ASTM D8485 Test Results
|
|
FC Coolant ULC |
Competitor |
EV SLC Coolant |
ASTM Limit |
|
Copper C11000 |
0.28 |
1.28 |
0.08 |
10 |
|
Stainless Steel S30400 |
0.00 |
0.10 |
0.30 |
10 |
|
Aluminum A93003 |
-0.58 |
-0.33 |
-0.53 |
30 |
|
Electrical Conductivity (µS/cm) Before |
1.78 |
1.08 |
9.07 |
N/A |
|
Electrical Conductivity (µS/cm) After |
4.18 |
8.37 |
9.73 |
N/A |
|
Electrical Conductivity Percentage Change (%) |
134.8% |
675% |
7.3% |
N/A |
As the data show:
- FC ULC and EV SLC pass the ASTM D8485 test specifications
- Both FC ULC and EV SLC show a much lower percentage change over time in electrical conductivity
Furthermore, upon a visual inspection, the metal coupons exposed to FC ULC and EV SLC show less weathering and deposition than that of the competitor coolant coupons. Visual inspection is not included in the D8485 test method guidelines, but offers another avenue by which to assess the coupons after the testing period.
ASTM 8485 Electric Vehicle Coolant Testing Takeaways
To summarize, the key takeaways here are:
- There is now an ASTM standard, ASTM D8485, for the testing of electric vehicle coolants (i.e., battery electric, fuel cell and plug-in hybrid). In our conversations with OEMs and other industry players in recent years, the lack of an established standard posed a challenge as they developed cooling strategies for their products.
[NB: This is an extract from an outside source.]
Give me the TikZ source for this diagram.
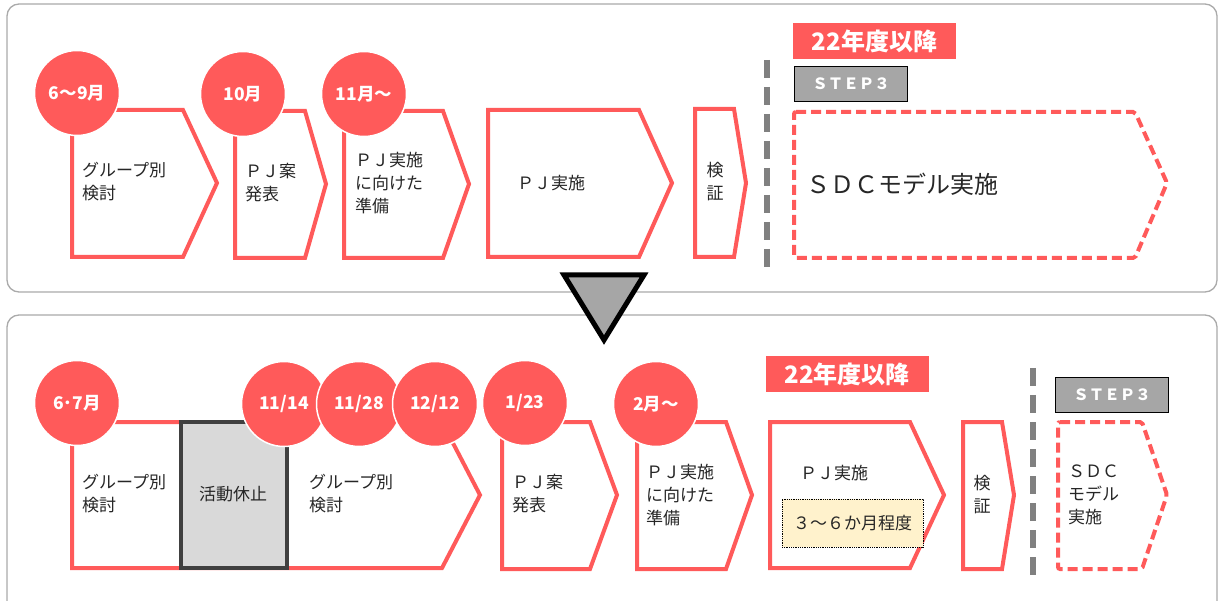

- The new ASTM D8485 test method features just three metals (copper, aluminum and stainless steel) as opposed to six in the traditional D1384 corrosion test.
- Dober's Fuel Cell Ultra Low Conductivity coolant and its Electric Vehicle Super Low Conductivity coolant pass the D8485 test and meet the acceptable ASTM limits for corrosion.
- Again, visual inspection is not explicitly called for in D8485, but the FC ULC and EV SLC coolants show less darkening than a competitor coolant also tested with the D8485 method.
- Lastly, FC ULC and EV SLC exhibit a lower percentage increase in electrical conductivity than the competitor coolant.